Meski pemilihan kepala daerah serentak di 171 daerah di seluruh Indonesia sudah usai kemarin, tugas 152 juta pemilih masih jauh dari selesai. Kini saatnya semua warga bekerja keras, bersama pers dan elemen masyarakat sipil, mengawasi para kepala daerah yang terpilih dan memastikan janji-janji kampanye mereka dipenuhi.
Tentu saja hasil final pilkada itu masih harus menunggu keputusan Komisi Pemilihan Umum. Seperti biasa, akan ada kandidat yang menolak hasil pemilihan dan menggugat ke Mahkamah Konstitusi. Namun berbagai hasil hitung cepat dari sejumlah lembaga survei sudah bisa memberi gambaran siapa kandidat yang dipercaya publik di berbagai kota, kabupaten, dan provinsi yang kemarin menggelar pilkada.
Janji Khofifah Indar Parawansa untuk mengembangkan ekonomi di kawasan selatan Provinsi Jawa Timur harus ditagih sejak hari pertama ia bekerja. Demikian juga janji Ridwan Kamil untuk memperbaiki manajemen kawasan resapan air di Bandung utara agar Kota Bandung tak lagi dilanda banjir. Janji Letnan Jenderal (Purn) Edy Rahmayadi untuk mengurangi kematian ibu dan anak di Sumatera Utara, serta janji Wayan Koster menolak reklamasi Teluk Benoa di Bali, harus dikawal terus. Semua janji kampanye para kepala daerah terpilih itu harus dicatat dan terus diingatkan dari waktu ke waktu.
Kita sering kali melihat proses pemilihan kepala daerah--serta berbagai kontestasi elektoral lain di negeri ini--seperti menonton pacuan kuda. Meski seru dan memacu adrenalin, melihat pilkada dengan cara pandang semacam itu tidak produktif karena kerap membuat kita luput menelisik program kerja apa yang dijanjikan para calon kepada pemilihnya. Lama-kelamaan janji para kandidat pun seragam dan sekadar ada. Tak ada tawaran inovasi dan terobosan, karena toh publik tak memperhatikannya. Kondisi semacam ini berbahaya dan tak boleh dibiarkan.
Cara pandang lain adalah mengaitkan pemilihan kepala daerah dengan konstelasi politik nasional dan kalkulasi dukungan publik untuk partai ataupun tokoh tertentu dalam pemilihan legislatif dan presiden, April tahun depan. Ini tidak keliru, namun bisa menafikan arti penting pilkada buat konstituen politik di masing-masing daerah. Keberhasilan demokrasi pertama-tama harus diukur dari berhasil-tidaknya proses pemilihan memberikan dampak positif untuk masyarakat.

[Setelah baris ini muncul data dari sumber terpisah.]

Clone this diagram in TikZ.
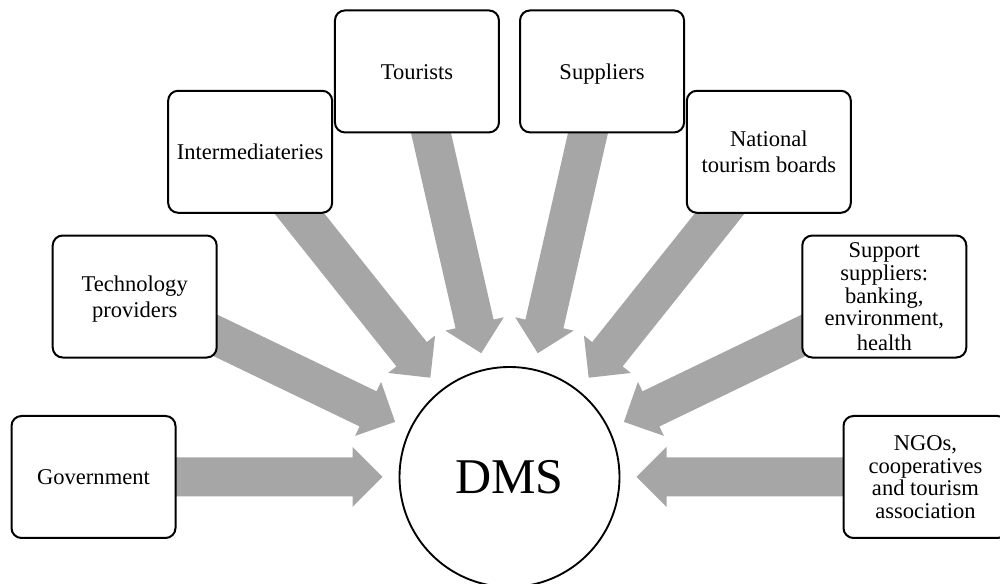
\documentclass[tikz,border=0pt]{standalone}
\usepackage{fontspec}
\setmainfont{Liberation Serif}
\usetikzlibrary{backgrounds,calc}
\definecolor{spoke}{HTML}{A6A6A6}
% line strut with the ascent (15pt) and descent (3.6pt) of the text face
\newcommand\lnstrut{\rule[-3.6pt]{0pt}{18.6pt}}
\tikzset{
  member/.style={draw=black, line width=1.5pt, rounded corners=7.5pt, fill=white,
    minimum width=123pt, minimum height=91.5pt, inner sep=0pt, align=center,
    font=\fontsize{16.9}{17}\selectfont},
  hubnode/.style={circle, draw=black, line width=1.4pt, fill=white,
    minimum size=165pt, inner sep=0pt, font=\fontsize{37.5}{40}\selectfont},
}
\begin{document}
\begin{tikzpicture}[x=0.75pt,y=0.75pt]
\useasboundingbox (0,0) rectangle (1000,584);
\clip (0,0) rectangle (1000,584);

% central system
\node[hubnode] (hub) at (509.5,107) {DMS};

% stakeholders on a half ring around the hub
\node[member] (gov)       at ([shift={(180:416)}]hub.center)     {\lnstrut Government};
\node[member] (tech)      at ([shift={(154.286:416)}]hub.center) {\lnstrut Technology\\providers\lnstrut};
\node[member] (inter)     at ([shift={(128.571:416)}]hub.center) {\lnstrut Intermediateries};
\node[member] (tourists)  at ([shift={(102.857:416)}]hub.center) {\lnstrut Tourists};
\node[member] (suppliers) at ([shift={(77.143:416)}]hub.center)  {\lnstrut Suppliers};
\node[member] (national)  at ([shift={(51.429:416)}]hub.center)  {\lnstrut National\\tourism boards\lnstrut};
\node[member] (support)   at ([shift={(25.714:416)}]hub.center)  {\lnstrut Support\\suppliers:\\banking,\\environment,\\health\lnstrut};
\node[member] (ngos)      at ([shift={(0:416)}]hub.center)       {\lnstrut NGOs,\\cooperatives\\and tourism\\association\lnstrut};

% block arrows from each stakeholder into the hub
\begin{scope}[on background layer]
\foreach \who in {gov,tech,inter,tourists,suppliers,national,support,ngos}{
  \fill[spoke] let \p1=($(\who.center)-(hub.center)$), \n1={atan2(\y1,\x1)} in
    ($(hub.center)+(\n1:127)$)
    -- ($(hub.center)+(\n1:157)+(\n1+90:30)$)
    -- ($(hub.center)+(\n1:157)+(\n1+90:19.5)$)
    -- ($(\who.center)+(\n1+90:19.5)$)
    -- ($(\who.center)+(\n1-90:19.5)$)
    -- ($(hub.center)+(\n1:157)+(\n1-90:19.5)$)
    -- ($(hub.center)+(\n1:157)+(\n1-90:30)$)
    -- cycle;
}
\end{scope}
\end{tikzpicture}
\end{document}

Karena itu, publik tak boleh larut dalam sujud syukur dan gegap-gempita pesta kemenangan para wali kota, bupati, dan gubernur terpilih. Sebagai pemilik kedaulatan yang sesungguhnya, tanggung jawab rakyat tidak berhenti di bilik suara. Rakyat mesti mengawasi para pemimpin baru agar tidak berkuasa dengan cek kosong.
Tradisi inilah yang harus dibudayakan dalam demokrasi kita. Pemilihan kepala daerah tak boleh hanya jadi rangkaian prosedur penentuan pemimpin setiap lima tahun. Semua pemangku kepentingan di daerah harus paham bahwa substansi proses itu adalah pemenuhan kepentingan publik. Demokrasi harus dimaknai sebagai sarana untuk mewujudkan kesejahteraan bersama dan melindungi hak-hak warga negara.